On 2019-10-03 6:21 p.m., Philippe Verdy wrote:
> So I don't undersand the rationale for changing the utf8 libary for
> this "extended" but non-standard behavior that can just cause havoc
> and create severe security problems in applications that would then
> need to be deeply modified in many places to force them to revalidate
> their input and make sure that theyr will remain interoperable.
I could rant about this all day but tl;dr: never, ever ever ever ever
ever, sanitize before decoding. just don't.
And that's not what I advocated.
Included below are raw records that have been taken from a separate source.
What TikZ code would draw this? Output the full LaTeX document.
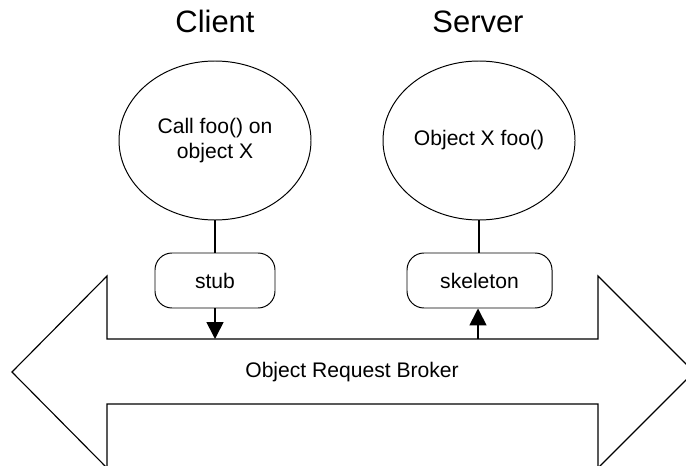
\documentclass[tikz,border=0pt]{standalone}
\usepackage{fontspec}
\setmainfont{Liberation Sans}
\usetikzlibrary{positioning, shapes.geometric, arrows.meta}
\tikzset{
  proc/.style={draw, ellipse, line width=0.7pt, minimum width=4.8cm, minimum height=3.975cm, inner sep=0pt, align=center, font=\fontsize{15}{17.8}\selectfont},
  stubbox/.style={draw, rounded corners=0.425cm, line width=0.7pt, minimum height=1.375cm, inner sep=0pt, font=\fontsize{15}{17.8}\selectfont},
  title/.style={anchor=base, font=\fontsize{22}{26}\selectfont},
  link/.style={line width=1.2pt},
  flow/.style={line width=1.2pt, -{Triangle[length=12pt, width=12pt]}}
}

\begin{document}
\begin{tikzpicture}
\useasboundingbox (0,0) rectangle (17.15,11.625);
\clip (0,0) rectangle (17.15,11.625);
\draw[line width=0.8pt] (0.3,2.325) -- (2.675,4.725) -- (2.675,3.15) -- (14.95,3.15) -- (14.95,4.725) -- (17.35,2.325) -- (14.95,-0.075) -- (14.95,1.525) -- (2.675,1.525) -- (2.675,-0.075) -- cycle;
\node[title] (client) at (5.375, 10.8) {Client};
\node[title] (server) at (11.95, 10.8) {Server};
\node[proc] (call) at (5.375, 8.1125) {Call foo() on\\object X};
\node[proc] (obj) at (11.975, 8.1125) {Object X foo()};
\node[stubbox, minimum width=3cm] (stub) at (5.375, 4.6125) {stub};
\node[stubbox, minimum width=3.625cm] (skel) at (11.9875, 4.6125) {skeleton};
\node[font=\fontsize{15}{17.8}\selectfont] (orb) at (8.8, 2.325) {Object Request Broker};
\coordinate (in) at (5.375, 3.15);
\coordinate (out) at (11.95, 3.15);
\draw[link] (call) -- (stub);
\draw[link] (obj.south) -- (obj.south |- skel.north);
\draw[flow] (stub) -- (in);
\draw[flow] (out) -- (out |- skel.south);
\end{tikzpicture}
\end{document}
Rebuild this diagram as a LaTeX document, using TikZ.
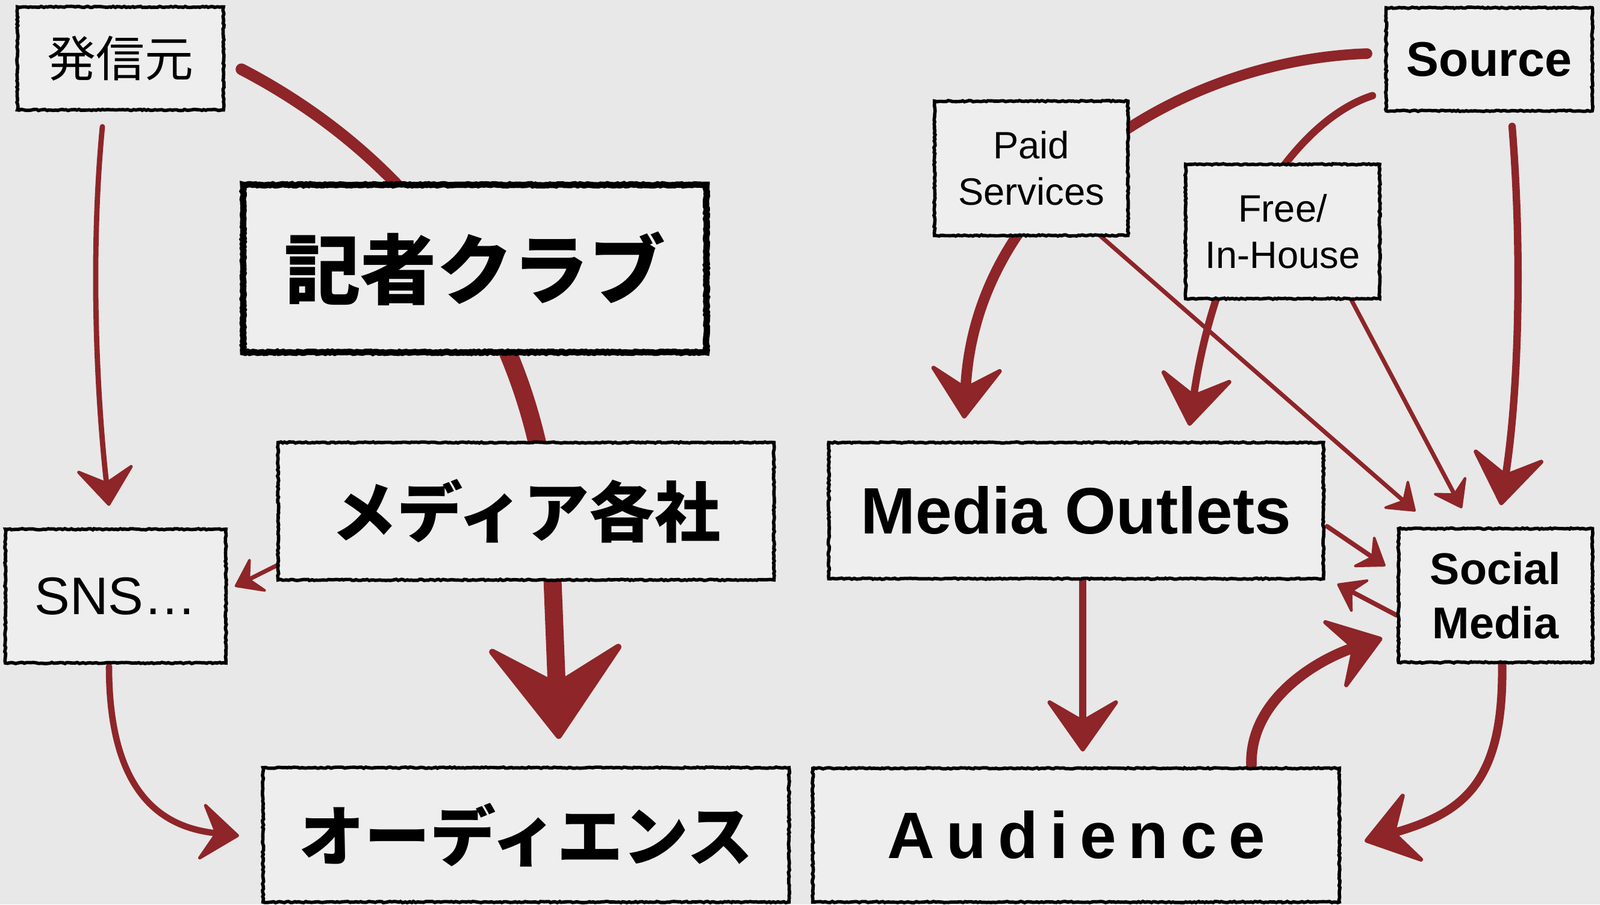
\documentclass[tikz,border=0pt]{standalone}
\usepackage{fontspec}
\setmainfont{Liberation Sans}
\newfontfamily\jpfont{Noto Sans CJK JP}
\newfontfamily\audfont{Liberation Sans}[LetterSpace=18]
\usetikzlibrary{arrows.meta,decorations.pathmorphing,calc}
\definecolor{arrowred}{RGB}{142,37,40}
\definecolor{bgcol}{RGB}{232,232,232}
\definecolor{boxfill}{RGB}{238,238,238}
\pgfdeclarelayer{back}
\pgfdeclarelayer{arl}
\pgfsetlayers{back,arl,main}
\begin{document}
\begin{tikzpicture}[x=0.01cm,y=-0.01cm,
  box/.style={draw=black,fill=boxfill,line width=1.6pt,inner sep=0pt,align=center,
    decorate,decoration={random steps,segment length=1pt,amplitude=0.28pt}},
  conn/.style={draw=arrowred,line cap=round,line join=round},
  hs/.style={-{Stealth[length=14pt,width=20pt,inset=5.5pt,line width=1.2pt,round]}},
  hn/.style={-{Stealth[length=20pt,width=30pt,inset=8pt,line width=1.5pt,round]}},
  hm/.style={-{Stealth[length=27pt,width=38pt,inset=11pt,line width=2pt,round]}},
  hb/.style={-{Stealth[length=48pt,width=70pt,inset=20pt,line width=3pt,round]}},
  jpl/.style={font=\jpfont\fontsize{23}{27}\selectfont},
  jpb/.style={font=\jpfont\bfseries\fontsize{31}{36}\selectfont},
  enb/.style={font=\bfseries\fontsize{31}{36}\selectfont},
  ens/.style={font=\fontsize{18}{21.8}\selectfont}
]
\begin{pgfonlayer}{back}
  \fill[bgcol] (0,0) rectangle (2657,1502);
\end{pgfonlayer}
\useasboundingbox (0,0) rectangle (2657,1502);

% left side
\node[box,jpl,minimum width=3.42cm,minimum height=1.71cm] (hassin) at (200,97) {発信元};
\node[box,line width=3pt,minimum width=7.69cm,minimum height=2.78cm,
      font=\jpfont\bfseries\fontsize{36}{40}\selectfont] (kisha) at (788.5,446) {記者クラブ};
\node[box,jpb,minimum width=8.23cm,minimum height=2.28cm] (mj) at (873.5,849) {メディア各社};
\node[box,font=\fontsize{25}{30}\selectfont,minimum width=3.66cm,minimum height=2.22cm] (sns) at (192,990) {SNS…};
\node[box,jpb,minimum width=8.73cm,minimum height=2.23cm] (ajp) at (873.5,1386.5) {オーディエンス};
\coordinate (kmid) at (779.1,460.6);
\coordinate (mjmid) at (915,900);

% right side
\node[box,ens,minimum width=3.21cm,minimum height=2.23cm] (paid) at (1712.5,279.5) {Paid\\Services};
\node[box,ens,minimum width=3.22cm,minimum height=2.23cm] (free) at (2130,384.5) {Free/\\In-House};
\node[box,font=\bfseries\fontsize{23}{27}\selectfont,minimum width=3.42cm,minimum height=1.71cm] (source) at (2473,98.5) {Source};
\node[box,enb,minimum width=8.21cm,minimum height=2.26cm] (mo) at (1787,848) {Media Outlets};
\node[box,font=\bfseries\fontsize{21}{25.6}\selectfont,minimum width=3.22cm,minimum height=2.22cm] (social) at (2483.5,989) {Social\\Media};
\node[box,font=\audfont\bfseries\fontsize{31}{36}\selectfont,minimum width=8.74cm,minimum height=2.22cm] (aud) at (1787,1387) {Audience};

\begin{pgfonlayer}{arl}
  % left side connectors
  \draw[conn,line width=2.5pt,hn] ([shift={(-30,25)}]hassin.south)
      .. controls (150,420) and (160,650) .. ([shift={(-11,-36)}]sns.north);
  \draw[conn,line width=5.5pt] ([shift={(27,18)}]hassin.east)
      .. controls (569,202.5) and (694.5,323.75) .. (kmid);
  \draw[conn,line width=8.5pt] (kmid) .. controls (863.75,597.5) and (907.5,750) .. (mjmid);
  \draw[conn,line width=8.5pt,hb] (mjmid) -- ([shift={(54.5,-45)}]ajp.north);
  \draw[conn,line width=2pt,hs] ([shift={(3,-28)}]mj.south west) -- ([shift={(12,-16)}]sns.east);
  \draw[conn,line width=3pt,hn] ([shift={(-11,3)}]sns.south)
      .. controls (181,1330) and (280,1375) .. ([shift={(-37,1.5)}]ajp.west);

  % right side connectors
  \draw[conn,line width=5pt,hm] ([shift={(-29,-9.5)}]source.west)
      .. controls (1950,100) and (1620,320) .. ([shift={(-186,-37)}]mo.north);
  \draw[conn,line width=3.5pt,hm] ([shift={(-20,-28)}]source.south west)
      .. controls (2150,200) and (2020,400) .. ([shift={(188,-25)}]mo.north);
  \draw[conn,line width=2pt,hs] ([shift={(-52,-5)}]paid.south east) -- ([shift={(31,-26)}]social.north west);
  \draw[conn,line width=2pt,hs] ([shift={(-51,-3)}]free.south east) -- ([shift={(-56,-31)}]social.north);
  \draw[conn,line width=3.5pt,hm] ([shift={(38,23)}]source.south)
      .. controls (2528,420) and (2522,650) .. ([shift={(9,-36)}]social.north);
  \draw[conn,line width=2.2pt,hs] ([shift={(3,26)}]mo.east) -- ([shift={(-19,-49)}]social.west);
  \draw[conn,line width=2.2pt,hs] ([shift={(0,33)}]social.west) -- ([shift={(20,6)}]mo.south east);
  \draw[conn,line width=3.5pt,hm] ([shift={(11,0)}]mo.south) -- ([shift={(11,-25)}]aud.north);
  \draw[conn,line width=5pt,hm] ([shift={(-149,-2)}]aud.north east)
      .. controls (2075,1160) and (2190,1095) .. ([shift={(-24,-43)}]social.south west);
  \draw[conn,line width=4pt,hm] ([shift={(11,2)}]social.south)
      .. controls (2497,1300) and (2430,1350) .. ([shift={(39,10)}]aud.east);
\end{pgfonlayer}
\end{tikzpicture}
\end{document}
I never said "sanitize before decoding", but "validate". Because the new utf8 implementation will no longer validate it and will decode INVALID non standard UTF-8 as if it was standard, this will cause havoc everywhere down the stream, effectively forcing existing apps to spread code everywhere to revalidate constantly.
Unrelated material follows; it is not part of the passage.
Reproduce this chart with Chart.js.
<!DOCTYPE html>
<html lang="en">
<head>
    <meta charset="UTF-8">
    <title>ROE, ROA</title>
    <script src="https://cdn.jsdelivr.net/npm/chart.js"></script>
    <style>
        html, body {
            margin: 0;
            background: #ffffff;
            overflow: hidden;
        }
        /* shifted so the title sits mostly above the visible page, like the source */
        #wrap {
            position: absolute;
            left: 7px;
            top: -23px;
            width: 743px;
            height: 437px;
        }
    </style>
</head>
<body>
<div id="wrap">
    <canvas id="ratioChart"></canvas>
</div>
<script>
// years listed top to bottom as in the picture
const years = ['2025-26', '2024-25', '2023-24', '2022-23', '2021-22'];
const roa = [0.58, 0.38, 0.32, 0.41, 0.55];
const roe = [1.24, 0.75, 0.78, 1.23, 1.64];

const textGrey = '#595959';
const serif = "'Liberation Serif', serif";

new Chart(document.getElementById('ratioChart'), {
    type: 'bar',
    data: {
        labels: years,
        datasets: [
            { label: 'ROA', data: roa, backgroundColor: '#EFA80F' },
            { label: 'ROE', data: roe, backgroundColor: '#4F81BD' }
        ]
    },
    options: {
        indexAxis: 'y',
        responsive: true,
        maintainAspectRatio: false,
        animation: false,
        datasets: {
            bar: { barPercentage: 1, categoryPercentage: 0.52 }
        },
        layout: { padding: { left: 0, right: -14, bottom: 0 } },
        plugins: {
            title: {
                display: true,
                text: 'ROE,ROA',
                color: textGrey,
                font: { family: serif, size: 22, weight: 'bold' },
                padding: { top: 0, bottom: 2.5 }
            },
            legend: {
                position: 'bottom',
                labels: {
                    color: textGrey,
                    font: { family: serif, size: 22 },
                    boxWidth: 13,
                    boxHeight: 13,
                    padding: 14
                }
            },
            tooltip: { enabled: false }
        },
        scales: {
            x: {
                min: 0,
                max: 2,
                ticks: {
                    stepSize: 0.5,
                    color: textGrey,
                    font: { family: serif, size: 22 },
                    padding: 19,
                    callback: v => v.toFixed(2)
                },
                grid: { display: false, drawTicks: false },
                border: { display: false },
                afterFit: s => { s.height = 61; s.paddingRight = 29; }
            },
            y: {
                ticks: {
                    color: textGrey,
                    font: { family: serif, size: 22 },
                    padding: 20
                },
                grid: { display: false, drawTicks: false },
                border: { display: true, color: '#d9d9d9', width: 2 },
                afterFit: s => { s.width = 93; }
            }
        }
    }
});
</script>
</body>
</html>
There's absolutely no good reason in Lua 5.4 to accept the behavior old-proposed non standard RFC: there must not be any codepoint higher than 0x10FFFF and the 31-bit "extension" is unsafe, I strongly vote against it, and those rare applications that will want to use the old RFC will have to use their own separate implementation in a separate library, not the builtin "utf8" library that should remain as clean as possible and will safely invalidate non standard codes (if needed the "utf8" library may use additional optional parameter to explicitly request the lax behavior.